E
n vez de buscar en tratados o enciclopedias el origen de la inspiración de El grito, de Edvard Munch, lo busqué dentro de mí misma; es una imagen recurrente en mis estados de eufuria, ansiedad o desesperación, o esos momentos en que me quedo quieta y en silencio, sonriente, incluso, quizá, pero en realidad con un anhelo imperioso de gritar, momentos en los que no grito, pero en los que cómo pienso en El grito, que grita por mí, el grito que se ha llamado alarido, llanto, lloro y lamento, que se ha llamado chillido, chillido de espanto o de dolor. Al ver no sé qué crepúsculo volcánico, sangriento y hasta infernal, por el color, por más apacible, aunque vivamente rojo, que en sí fuera dicho iluminado atardecer atravesado por una pasión, Edvard Munch se imaginó un grito que recorría la Naturaleza, y así fue entonces cómo tituló su obra y las diferentes versiones que hizo de ella, El Grito de la Naturaleza. Cerca del punto del camino que recorría, y desde el que se impresionó con la caída del sol que contemplaba, había un matadero y al lado un asilo siquiátrico del cual, por cierto, una hermana suya era interna. Habrá pensado en ella Munch al imaginar el grito que recorría la Naturaleza, habrá pensado en la voz de su hermana acallada por su naturaleza hecha tormento, por el destrozo de su identidad en el encierro, por la sensación de retorcedura de su entorno que reflejaba, como una emulación perfecta, la de ella misma.
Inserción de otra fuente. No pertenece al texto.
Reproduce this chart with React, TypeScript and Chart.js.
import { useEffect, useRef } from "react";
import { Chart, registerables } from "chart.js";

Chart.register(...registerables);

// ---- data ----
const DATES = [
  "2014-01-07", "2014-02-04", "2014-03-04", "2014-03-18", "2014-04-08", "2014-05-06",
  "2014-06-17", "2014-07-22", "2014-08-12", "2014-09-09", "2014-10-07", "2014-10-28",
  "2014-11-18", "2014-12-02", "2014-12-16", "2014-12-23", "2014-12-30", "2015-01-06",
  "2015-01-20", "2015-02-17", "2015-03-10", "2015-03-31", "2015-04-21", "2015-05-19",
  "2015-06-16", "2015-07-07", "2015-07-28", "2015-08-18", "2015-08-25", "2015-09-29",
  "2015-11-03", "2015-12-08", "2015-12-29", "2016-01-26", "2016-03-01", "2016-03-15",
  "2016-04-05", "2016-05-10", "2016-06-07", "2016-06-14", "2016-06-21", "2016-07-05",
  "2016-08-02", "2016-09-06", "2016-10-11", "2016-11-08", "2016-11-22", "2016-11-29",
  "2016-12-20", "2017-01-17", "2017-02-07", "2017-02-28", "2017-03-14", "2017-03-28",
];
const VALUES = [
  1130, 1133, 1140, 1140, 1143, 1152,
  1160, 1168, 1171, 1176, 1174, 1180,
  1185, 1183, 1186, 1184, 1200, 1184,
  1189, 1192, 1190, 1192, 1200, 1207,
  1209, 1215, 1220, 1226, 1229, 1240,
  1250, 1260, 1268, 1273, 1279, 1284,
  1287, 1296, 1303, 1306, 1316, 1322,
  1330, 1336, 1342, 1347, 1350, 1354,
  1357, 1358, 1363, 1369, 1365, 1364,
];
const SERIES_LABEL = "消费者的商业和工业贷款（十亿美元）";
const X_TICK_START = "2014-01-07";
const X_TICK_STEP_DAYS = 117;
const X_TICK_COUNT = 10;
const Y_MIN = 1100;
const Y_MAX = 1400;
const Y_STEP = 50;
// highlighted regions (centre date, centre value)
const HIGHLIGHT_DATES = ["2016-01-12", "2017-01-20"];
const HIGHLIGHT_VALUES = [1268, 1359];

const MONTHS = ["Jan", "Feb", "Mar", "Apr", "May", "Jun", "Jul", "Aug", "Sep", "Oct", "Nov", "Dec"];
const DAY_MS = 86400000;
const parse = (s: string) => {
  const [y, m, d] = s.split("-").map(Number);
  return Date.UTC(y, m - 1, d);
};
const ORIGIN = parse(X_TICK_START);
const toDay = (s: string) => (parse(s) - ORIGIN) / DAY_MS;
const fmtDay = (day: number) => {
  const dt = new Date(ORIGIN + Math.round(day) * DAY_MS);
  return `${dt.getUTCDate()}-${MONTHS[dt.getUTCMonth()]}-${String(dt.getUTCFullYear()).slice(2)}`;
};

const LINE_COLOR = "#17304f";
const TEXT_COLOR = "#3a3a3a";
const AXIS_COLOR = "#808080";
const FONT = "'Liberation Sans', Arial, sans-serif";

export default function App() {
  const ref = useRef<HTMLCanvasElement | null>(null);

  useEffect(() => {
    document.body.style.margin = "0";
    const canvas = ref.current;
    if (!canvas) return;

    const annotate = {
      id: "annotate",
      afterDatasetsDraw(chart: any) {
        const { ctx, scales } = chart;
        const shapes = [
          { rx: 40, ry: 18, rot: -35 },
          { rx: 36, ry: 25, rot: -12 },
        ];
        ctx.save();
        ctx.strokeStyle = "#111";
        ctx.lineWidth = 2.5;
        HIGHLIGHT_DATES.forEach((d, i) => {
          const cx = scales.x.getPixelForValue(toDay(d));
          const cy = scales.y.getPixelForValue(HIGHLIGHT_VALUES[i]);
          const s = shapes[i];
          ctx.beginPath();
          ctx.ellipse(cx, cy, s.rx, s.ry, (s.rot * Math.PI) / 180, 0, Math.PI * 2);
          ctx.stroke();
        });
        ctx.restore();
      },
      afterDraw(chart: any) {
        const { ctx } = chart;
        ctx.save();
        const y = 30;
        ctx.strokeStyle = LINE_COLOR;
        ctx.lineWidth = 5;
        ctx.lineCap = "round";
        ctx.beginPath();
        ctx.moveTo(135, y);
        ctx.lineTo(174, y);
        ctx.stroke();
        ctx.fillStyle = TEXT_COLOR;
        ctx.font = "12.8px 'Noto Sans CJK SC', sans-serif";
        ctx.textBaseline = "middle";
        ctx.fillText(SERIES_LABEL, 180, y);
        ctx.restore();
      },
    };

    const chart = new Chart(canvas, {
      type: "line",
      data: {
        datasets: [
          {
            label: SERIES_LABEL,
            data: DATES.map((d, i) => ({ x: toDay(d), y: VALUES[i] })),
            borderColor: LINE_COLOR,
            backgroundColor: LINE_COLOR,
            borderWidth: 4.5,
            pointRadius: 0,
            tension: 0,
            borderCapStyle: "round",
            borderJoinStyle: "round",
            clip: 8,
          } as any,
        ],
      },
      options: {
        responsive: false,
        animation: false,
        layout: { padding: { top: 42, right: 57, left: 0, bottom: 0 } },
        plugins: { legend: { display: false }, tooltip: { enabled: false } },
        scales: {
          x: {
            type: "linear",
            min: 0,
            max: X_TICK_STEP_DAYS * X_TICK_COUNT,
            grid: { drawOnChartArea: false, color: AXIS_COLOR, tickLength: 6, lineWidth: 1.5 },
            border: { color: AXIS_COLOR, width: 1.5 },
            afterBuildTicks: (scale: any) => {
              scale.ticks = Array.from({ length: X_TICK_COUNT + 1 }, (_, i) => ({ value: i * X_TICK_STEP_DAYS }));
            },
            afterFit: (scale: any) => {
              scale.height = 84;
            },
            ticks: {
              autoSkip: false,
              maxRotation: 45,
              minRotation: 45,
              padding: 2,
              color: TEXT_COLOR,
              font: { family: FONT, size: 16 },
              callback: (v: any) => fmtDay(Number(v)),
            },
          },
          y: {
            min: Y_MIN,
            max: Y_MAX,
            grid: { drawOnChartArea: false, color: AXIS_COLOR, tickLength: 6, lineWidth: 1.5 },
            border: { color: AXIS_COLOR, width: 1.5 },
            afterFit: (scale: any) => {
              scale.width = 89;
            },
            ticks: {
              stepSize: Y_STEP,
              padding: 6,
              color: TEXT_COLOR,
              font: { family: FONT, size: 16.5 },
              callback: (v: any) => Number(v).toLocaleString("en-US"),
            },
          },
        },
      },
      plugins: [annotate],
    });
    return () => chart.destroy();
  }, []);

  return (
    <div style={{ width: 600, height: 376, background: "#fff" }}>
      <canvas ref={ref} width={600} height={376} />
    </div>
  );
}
Pero ése fue El grito de Munch y el mío y el tuyo es otro. Es la voz, mi voz, la misma que reconozco en ti, en otros, la reconozcan, la oigan o no estos otros, mis semejantes, una voz que, aun cuando llega a pronunciarse no se oye, siempre es acallada por otras voces y entonces ella guarda silencio, siempre, cae en el silencio, se abisma en el silencio, se amolda al silencio, se aquieta la voz y me aquieto yo, se aquieta la voz y se aquietan otros depositarios voluntarios o involuntarios de esa voz, que no compite porque no puede, es impotente ante voces imperiosas, capaces de sostener un do largamente, conquistadoras del do sostenido, indoblegables por lo mismo.
Todos tenemos un amigo así, que sostiene un do sin que nada ni nadie arriesgue interrumpir su proeza ni siquiera para toser, bostezar, reír, llorar, quedarse dormido o, en mi caso, y en cuántos otros casos, gritar, chillar, de espanto, de dolor o simplemente de e-u-f-u-r-i-a. En toda reunión aparece un invitado cuya voz prevalece. Este amigo nunca se retira de una fiesta con la sensación de no haber logrado contar algo que anhelaba comunicar, algo que recargaba su pecho de gusto compartible o que asfixiaba su pecho de dolor, dolor también compartible, cómo no. Este amigo se retira de toda reunión, él sí, eufórico, por haber sostenido su do sin interrupción, por haberse quedado vacío de palabras, vacío de algo que contar, dijo todas las palabras, contó absolutamente todo cuanto quería contar. Se encamina hacia la noche vacío del do sostenido más largo de la historia, ignora que el día comienza de noche y que de noche termina, día vacío de otras voces salvo la suya que, hacia la noche, se apaga, pues ha expulsado de sí las palabras que contenía, que eran todas, y ha arrojado de sí lo que tenía que contar, que era todo lo que tenía que contar, que quizá no era mucho después de todo, que quizá después de todo no era nada, pero que él pronunciaba con la voz que prevalece, que es la voz que se oye, que se recuerda, que se memoriza, es la voz que finalmente acalla la voz domable, es la voz que acalla la voz que aun cuando se pronuncia no se oye, la voz que aun cuando se pronuncia no se recuerda, porque es la voz sin huella.
Eso explica que El grito de Edvard Munch sea una obra con historia de hurtos. Se la roban los que tienen voz de las que prevalecen, pues les llega la hora –esa hora de la noche con la que empieza el día– en que se han quedado vacíos de palabras y de qué decir y de ahí que anhelen poseer El grito que grite por ellos su espanto y su dolor, que los represente en esa indeterminación en la que se han quedado, entre el silencio y la voz, la voz que no logran volver a llenar; o se la roban los que tienen voz de las doblegadas por la voz que prevalece, pues necesitan que las represente El Grito, capaz, sólo él, de atravesar esa hora indeterminada del día que se convierte en la noche con la que el día empieza.